One of these visitors was an exceedingly comic figure, a short, bald old man, who always wore a short, tight tail-coat, and a waistcoat which ended where a modern waistcoat begins. His name was Dmitri Pimyónov, and he always looked twenty years out of date, reminding you of 1810 in 1830, and of 1820 in 1840. He was interested in literature, but his natural capacity was small, and he had been brought up on the sentimental phrases of Karamzín, or Marmontel and Marivaux. Dmítriev was his master in poetry; and he had been tempted to make some experiments of his own on that slippery track which is trod by Russian authors—his first publication was a translation of La Rochefoucauld’s Pensées, and his second a treatise on Female Beauty and Charm. But his chief distinction was, not that he had once published books which nobody ever read, but that, if he once began to laugh, he could not stop, but went on till he crowed convulsively like a child with whooping-cough. He was aware of this, and therefore took his precautions when he felt it coming on: he pulled out his handkerchief, looked at his watch, buttoned up his coat, and covered his face with both hands; then, when the paroxysm was imminent, he got up, turned his face to the wall, and stood in that position suffering torments, for half an hour or longer; at last, red in the face and worn out by his exertions, he sat down again and mopped his bald head; and for a long time an occasional sob heaved his body.

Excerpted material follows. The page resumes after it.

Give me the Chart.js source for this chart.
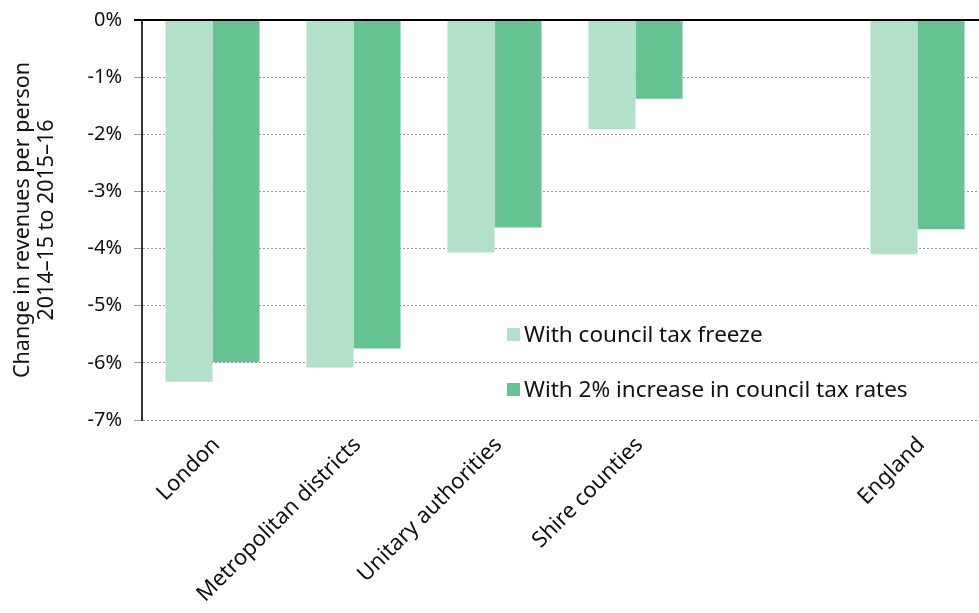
<!DOCTYPE html>
<html>
<head>
<meta charset="utf-8">
<script src="https://cdn.jsdelivr.net/npm/chart.js@4"></script>
<style>
  html, body { margin: 0; padding: 0; background: #fff; overflow: hidden; }
  #wrap { position: relative; width: 990px; height: 613px; }
  .leg { position: absolute; font-family: "Noto Sans", sans-serif; font-size: 22.5px; color: #111; white-space: nowrap; line-height: 26px; }
  .leg span.sw { display: inline-block; width: 13px; height: 13px; margin-right: 4px; vertical-align: 1px; }
</style>
</head>
<body>
<div id="wrap">
  <canvas id="c" width="990" height="613"></canvas>
  <div id="legend"></div>
</div>
<script>
const categories = ["London", "Metropolitan districts", "Unitary authorities", "Shire counties", "", "England"];
const seriesNames = ["With council tax freeze", "With 2% increase in council tax rates"];
const freezeValues = [-6.33, -6.08, -4.07, -1.91, null, -4.10];
const increaseValues = [-5.99, -5.75, -3.63, -1.38, null, -3.66];
const yTicks = [0, -1, -2, -3, -4, -5, -6, -7];
const yTitle = ["Change in revenues per person", "2014\u201315 to 2015\u201316"];
const colors = ["#b3e0c8", "#66c392"];

const font = "'Noto Sans', sans-serif";

const zeroLine = {
  id: 'zeroLine',
  afterDatasetsDraw(chart) {
    const y = chart.scales.y.getPixelForValue(0);
    const ctx = chart.ctx;
    ctx.save();
    ctx.strokeStyle = '#000';
    ctx.lineWidth = 2;
    ctx.beginPath();
    ctx.moveTo(chart.chartArea.left - 8, y);
    ctx.lineTo(chart.chartArea.right, y);
    ctx.stroke();
    ctx.restore();
  }
};

const chart = new Chart(document.getElementById('c'), {
  type: 'bar',
  data: {
    labels: categories,
    datasets: [
      { label: seriesNames[0], data: freezeValues, backgroundColor: colors[0] },
      { label: seriesNames[1], data: increaseValues, backgroundColor: colors[1] }
    ]
  },
  options: {
    responsive: false,
    animation: false,
    layout: { padding: { top: 0, right: 2, left: 0, bottom: 0 } },
    plugins: { legend: { display: false }, tooltip: { enabled: false } },
    datasets: { bar: { categoryPercentage: 0.667, barPercentage: 1.0 } },
    scales: {
      x: {
        afterFit(scale) { scale.height = 193; },
        grid: { display: false },
        border: { display: false },
        ticks: {
          color: '#111',
          font: { family: font, size: 22 },
          maxRotation: 45, minRotation: 45,
          autoSkip: false,
          padding: 4,
          labelOffset: 4
        }
      },
      y: {
        min: -7, max: 0,
        afterFit(scale) { scale.width = 142; scale.paddingTop = 20; },
        afterBuildTicks(scale) { scale.ticks = yTicks.map(v => ({ value: v })); },
        grid: { color: '#999', lineWidth: 1, tickLength: 8, drawOnChartArea: true },
        border: { display: true, color: '#333', width: 2, dash: [2, 2] },
        ticks: {
          color: '#111',
          font: { family: font, size: 20 },
          padding: 12,
          callback: v => v + '%'
        },
        title: {
          display: true,
          text: yTitle,
          color: '#111',
          font: { family: font, size: 21.5, lineHeight: 1.1 },
          padding: { top: 11, bottom: 0 }
        }
      }
    }
  },
  plugins: [zeroLine]
});

// HTML legend using dataset colours
const lg = document.getElementById('legend');
const legPos = [[507, 321], [507, 376]];
seriesNames.forEach((name, i) => {
  const d = document.createElement('div');
  d.className = 'leg';
  d.style.left = legPos[i][0] + 'px';
  d.style.top = legPos[i][1] + 'px';
  d.innerHTML = '<span class="sw" style="background:' + colors[i] + '"></span>' + name;
  lg.appendChild(d);
});
</script>
</body>
</html>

He was a kindly man, but awkward and poor and a man of letters. Consequently my father attached no importance to him and considered him as “below the salt” in all respects; but he was well aware of this tendency to convulsive laughter, and used to make his guest laugh to such an extent that other people could not help laughing too in an uncomfortable fashion. Then the author of all this merriment, with a slight smile on his own lips, used to look at us as a man looks at puppies when they are rioting.
My father sometimes played dreadful tricks on this unlucky admirer of Female Beauty and Charm.
A Colonel of Engineers was announced by the servant one day. “Bring him in,” said my father, and then he turned to Pimyónov and said, “Please be careful before him: he is unfortunate enough to have a very peculiar stammer”—here he gave a very successful imitation of the Colonel—“I know you are easily amused, but please restrain yourself.”
That was quite enough: before the officer had spoken three words, Pimyónov pulled out his handkerchief, made an umbrella out of his hand, and finally sprang to his feet.
The officer looked on in surprise, while my father said to me with perfect composure: “What can be the matter with our friend? He is suffering from spasms of some kind: order a glass of cold water for him at once, and bring eau-de-cologne.”
But in these cases Pimyónov clutched his hat and vanished. Home he went, shouting with laughter for a mile or so, stopping at the crossings, and leaning against the lamp-posts.
For several years he dined at our house every second Sunday, with few exceptions; and my father was equally vexed, whether he came or failed to come. He was not kind to Pimyónov, but the worthy man took the long walk, in spite of that, until he died. There was nothing laughable about his death: he was a solitary old bachelor, and, when his long illness was nearing the end, he looked on while his housekeeper robbed him of the very sheets upon his bed and then left him without attendance.
§14
But the real martyrs of our dinner-table were certain old and feeble ladies, who held a humble and uncertain position in the household of Princess Khovanski, my father’s sister. For the sake of change, or to get information about our domestic affairs—whether the heads of the family had quarrelled, whether the cook had beaten his wife and been detected by his master, whether a maid had slipped from the path of virtue—these old people sometimes came on a saint’s day to spend the day. I ought to mention that these old widows had known my father forty or fifty years earlier in the house of the Princess Meshcherski, where they were brought up for charity. During this interval between their precarious youth and unsettled old age, they had quarrelled for twenty years with husbands, tried to keep them sober, nursed them when paralysed, and buried them. One had fought the battle of life in Bessarabia with a husband on half-pay and a swarm of children; another, together with her husband, had been a defendant for years in the criminal courts; and all these experiences had left on them the traces of life in provincial towns—a dread of those who have power in this world, a spirit of humility and also of blind fanaticism.